Four millimeters, whether faster or slower, matters. But my thoughts are more terrestrial, as children are ever more a part of a once-solo life, and thoughts of the next one to come will surely make time much more of a challenging thing than a incidental no thing. Will I notice seconds that are wasted, or minutes that expire without a connection to my kin?

My dad is the one who brought me back to earth, from a recent visit we had. Words with my father, a means of transportation, takes me back just a bit, back to times when time just was a space between other things. It felt nice to remember not being beholden to time, and appreciating that now, for fleeting moments only, can I waste moments without consequence.

My dad has gone home. The past returns, the future is very near. And as my past becomes intertwined with fog and falsity, I'm reminded of words I am sure to write some time in my seventy-sixth year:

I close every time you open,
opening only as you close.
It is this, much more than years, that has aged me.
This is a consequence of being sublunar.

At this point, those like me (there are too many)
have endured extortion for years and,
life-sentence prisoners starting to enjoy the attention of a beating,
we’re beginning to understand our crimes.

But just as the energy is exhausted.
What a horrible machine we are,
this sophisticated, cruel design assembled on the cheap,
unable to handle full occupancy and a full tank.
Loaded up, it doesn’t go far; filled with fuel, unshared elevation.
And so, life: enough to go halfway with some one for an adequate ride.
Enough. Thank the world for epiphantic instants (there are too few)
when consequences aren’t ignored, but embraced and brought along.
Gas it up, seat the world, it all burns.
What a ride

Ha: Would I have explained this fifty years ago?
Obscurity used to be so cool.
At a certain point, though, brilliance is a waste of time.
Or too tiring? At least to this thief.
I stole my own wisdom years ago, and now I reach back for my summer.
How real is any season from the past?
I’m too evolutionarily beautiful to care,
content that the world celebrates my beaux-zeaux art
in unanimous silence

just like my greatest day at the end of a millennium
when NASA put my initials on Mars.

Sunday, March 9, 2008

21 weeks: formation

She's next to me, most of her asleep except for our baby, who for the first time I feel moving against the contours of my hand. Like any fool I assume the pre-infant knows that I am his father and that he is reaching out to me, or pressing into me for comfort. Maybe he is trying to kick me away from his peace, or protect his living incubator, his mother.

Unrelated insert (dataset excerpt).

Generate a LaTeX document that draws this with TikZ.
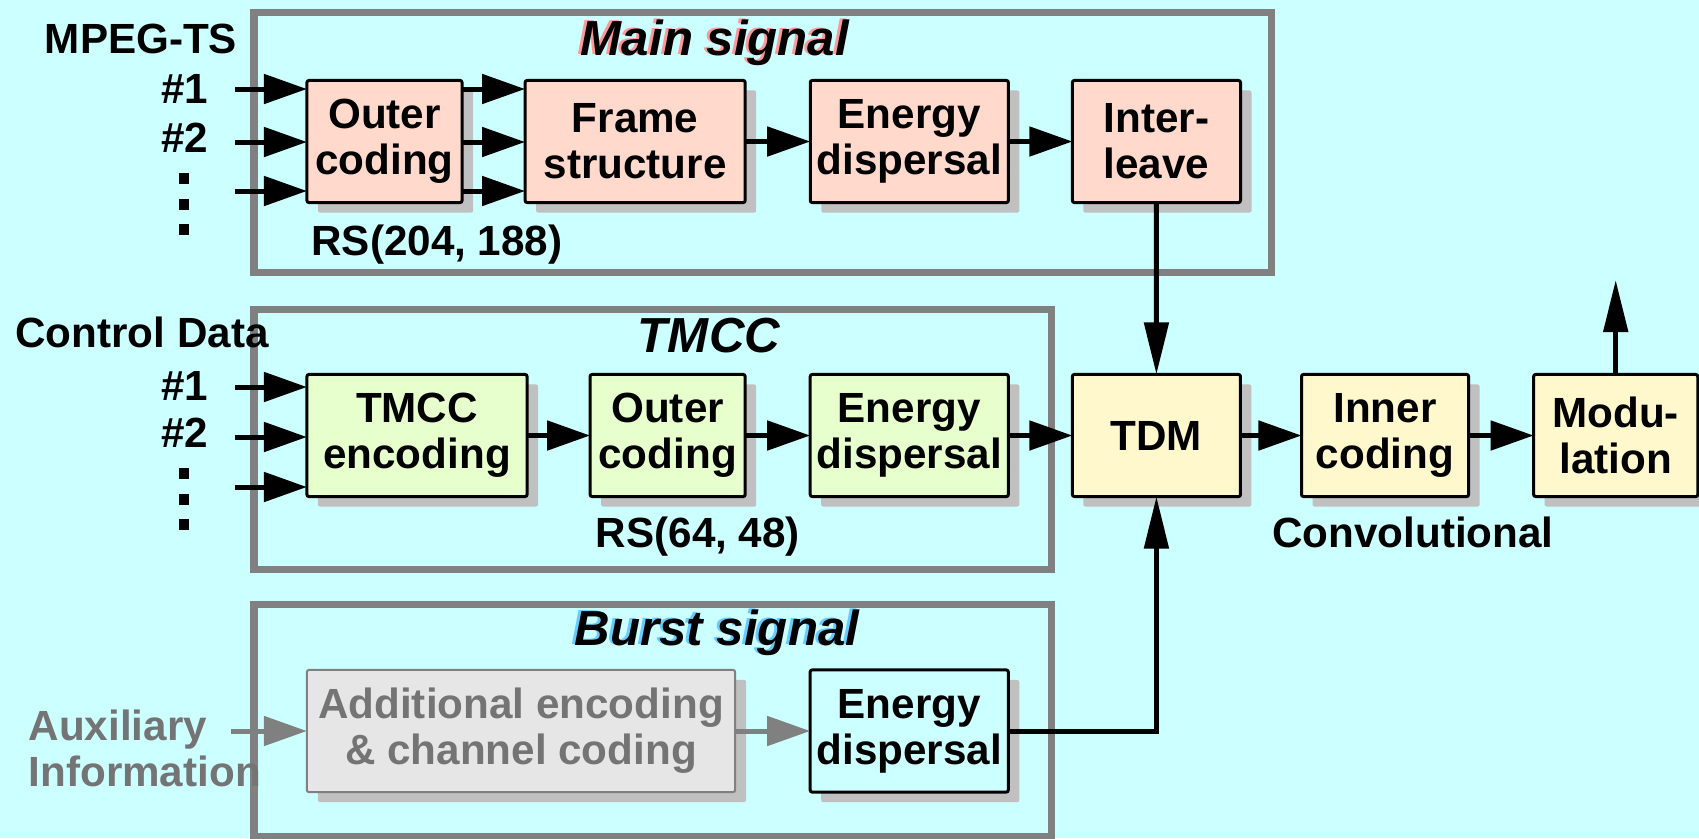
\documentclass[tikz,border=0pt]{standalone}
\usepackage{fontspec}
\setmainfont{Liberation Sans}
\usepackage{xcolor}
\usetikzlibrary{arrows.meta,positioning,shadows}

\definecolor{bgcyan}{HTML}{CCFFFF}
\definecolor{mainfill}{HTML}{FFD9CC}
\definecolor{tmccfill}{HTML}{E6FFCC}
\definecolor{muxfill}{HTML}{FFF8CC}
\definecolor{auxfill}{HTML}{E6E6E6}
\definecolor{shadegray}{HTML}{C0C0C0}
\definecolor{framegray}{HTML}{808080}
\definecolor{auxgray}{HTML}{747474}
\definecolor{redshd}{HTML}{FF9999}
\definecolor{blueshd}{HTML}{66CCFF}

\begin{document}
\begin{tikzpicture}[
    x=0.01cm, y=-0.01cm,
    font=\fontsize{12}{13}\selectfont\bfseries,
    block/.style={draw, line width=0.03cm, rounded corners=0.02cm, minimum height=1.22cm, inner sep=0pt, outer sep=0pt, align=center,
        drop shadow={shadow xshift=0.11cm, shadow yshift=-0.10cm, opacity=1, fill=shadegray}},
    mainblk/.style={block, fill=mainfill},
    tmccblk/.style={block, fill=tmccfill},
    muxblk/.style={block, fill=muxfill},
    auxblk/.style={block, draw=framegray, line width=0.02cm, fill=auxfill, text=auxgray},
    burstblk/.style={block, fill=bgcyan},
    grpframe/.style={draw=framegray, line width=0.07cm},
    lbl/.style={inner sep=0pt},
    ttl/.style={inner sep=0pt, font=\fontsize{14}{16}\selectfont\bfseries\itshape},
    dot/.style={fill=black, inner sep=0pt, minimum width=0.09cm, minimum height=0.11cm},
    arrow/.style={-{Triangle[length=0.43cm,width=0.29cm]}, line width=0.05cm},
    varrow/.style={-{Triangle[length=0.52cm,width=0.24cm]}, line width=0.05cm},
    grayarrow/.style={arrow, draw=framegray},
]

% Background and group frames
\path[fill=bgcyan, use as bounding box] (0,0) rectangle (1699,838);
\draw[grpframe] (254,12) rectangle (1271,272);
\draw[grpframe] (254,309) rectangle (1051,569);
\draw[grpframe] (254,604) rectangle (1051,836);

% Titles (with coloured shadow copies)
\node[ttl, text=redshd, anchor=base] (mainshd) at (712,54) {Main signal};
\node[ttl, anchor=base] (mainttl) at (715,55) {Main signal};
\node[ttl, anchor=base] (tmccttl) at (709,352) {TMCC};
\node[ttl, text=blueshd, anchor=base] (burstshd) at (714,644) {Burst signal};
\node[ttl, anchor=base] (burstttl) at (717,645) {Burst signal};

% Row 1: Main signal
\node[mainblk, minimum width=1.55cm] (outerA) at (384.5,141.5) {Outer\\coding};
\node[mainblk, minimum width=2.20cm, right=0.63cm of outerA] (frmstr) {Frame\\structure};
\node[mainblk, minimum width=1.98cm, right=0.65cm of frmstr] (energyA) {Energy\\dispersal};
\node[mainblk, minimum width=1.68cm, right=0.64cm of energyA] (inter) {Inter-\\leave};

\node[lbl, anchor=base] (mpeg) at (141,53) {MPEG-TS};
\node[lbl, anchor=base] (tsA) at (185,103) {\#1};
\node[lbl, anchor=base] (tsB) at (185,152) {\#2};
\foreach \y in {178,204,229} \node[dot] (tsdot\y) at (184,\y) {};
\node[lbl, anchor=base] (rsA) at (437,255) {RS(204, 188)};

% Row 2: TMCC and multiplexing chain
\node[tmccblk, minimum width=2.20cm] (tmccenc) at (417,435.5) {TMCC\\encoding};
\node[tmccblk, minimum width=1.55cm, right=0.63cm of tmccenc] (outerB) {Outer\\coding};
\node[tmccblk, minimum width=1.98cm, right=0.65cm of outerB] (energyB) {Energy\\dispersal};
\node[muxblk, minimum width=1.68cm, right=0.64cm of energyB] (tdm) {TDM};
\node[muxblk, minimum width=1.67cm, right=0.61cm of tdm] (inner) {Inner\\coding};
\node[muxblk, minimum width=1.64cm, right=0.65cm of inner] (modul) {Modu-\\lation};

\node[lbl, anchor=base] (ctrl) at (142,347) {Control Data};
\node[lbl, anchor=base] (cdA) at (185,400) {\#1};
\node[lbl, anchor=base] (cdB) at (185,447) {\#2};
\foreach \y in {473,499,524} \node[dot] (cddot\y) at (184,\y) {};
\node[lbl, anchor=base] (rsB) at (698,547) {RS(64, 48)};
\node[lbl, anchor=base] (conv) at (1413,547) {Convolutional};

% Row 3: Burst signal
\node[auxblk, minimum width=4.28cm] (addenc) at (521,731) {Additional encoding\\\& channel coding};
\node[burstblk, minimum width=1.98cm, right=0.75cm of addenc] (energyC) {Energy\\dispersal};
\node[lbl, text=auxgray, anchor=north west, align=left] (auxinfo) at (28,709) {Auxiliary\\Information};

% Free ends
\coordinate (inA1) at (235,89);
\coordinate (inA2) at (235,142);
\coordinate (inA3) at (235,191);
\coordinate (inB1) at (235,387);
\coordinate (inB2) at (235,437);
\coordinate (inB3) at (235,487);
\coordinate (inC) at (231,731);
\coordinate (txout) at (modul.north |- 0,280);

% Main signal arrows
\foreach \c in {inA1,inA2,inA3} \draw[arrow] (\c) -- (\c -| outerA.west);
\foreach \c in {inA1,inA2,inA3} \draw[arrow] (outerA.east |- \c) -- (frmstr.west |- \c);
\draw[arrow] (frmstr.east) -- (energyA.west);
\draw[arrow] (energyA.east) -- (inter.west);
\draw[varrow] (inter.south) -- (tdm.north);

% TMCC arrows
\foreach \c in {inB1,inB2,inB3} \draw[arrow] (\c) -- (\c -| tmccenc.west);
\draw[arrow] (tmccenc.east) -- (outerB.west);
\draw[arrow] (outerB.east) -- (energyB.west);
\draw[arrow] (energyB.east) -- (tdm.west);
\draw[arrow] (tdm.east) -- (inner.west);
\draw[arrow] (inner.east) -- (modul.west);
\draw[varrow] (modul.north) -- (txout);

% Burst arrows
\draw[grayarrow] (inC) -- (addenc.west);
\draw[grayarrow] (addenc.east) -- (energyC.west);
\draw[varrow] (energyC.east) -| (tdm.south);

\end{tikzpicture}
\end{document}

This moment is happening and I have no answers. No answers: the title of the journey that is starting. As we buy a crib and talk to friends about names and fight over something nonexistent because hormones and antihormones flare up like epic Greek conflicts, the reality of what her belly means affects me more each day, each waking night. And there are no answers. What will his laugh sound like? What will make him laugh? Which play will become his favorite? What stupidity will he learn from? Which women and men will bring him joy, and which suffering? Will he embrace one of our many cultures, or go his own way? Will he, in times of need, go to his mother, his father, both, or an empty neither? Who will his heroes be? Who will change the course of his life? Are they people I know? Is it she? Is it me? Or is it someone I will never know?

To owe gratitude without being able to repay it: may that be the harshest pain I need know in this lifetime. My person has left this earth, and did so prematurely (he was for so long 12 years older than me, but now it is less). I know my pain. May life work out in such a way that I never know my dad's pain for the same loss.

7w2d: Flicker

His heart, I saw it flicker. Seeing a heart beat without sound is how things go in early gestation. I didn't even notice until afterwards, when so much is obvious. The ultrasound imaging, so cloudy, such a Rorschach test with guidance. But when the lens discovered that cavern of life amid so much gray, and the enormous centimeter within, our lives changed, predictably and wonderfully. There he was, real and protected and visibly alive, a flickering pulse lighting the screen and everything inside me.

Though he was seven weeks and two days into existence, I was created that day. On this first day of a new world, I have such hopes to never miss a thing, and be ready with the words to somehow capture observations, weaknesses, exaggerations, hopes, tears, silliness, and wonder at this common miracle, this uncommon joy, this unique and universal sense of creation and the responsibility that carries.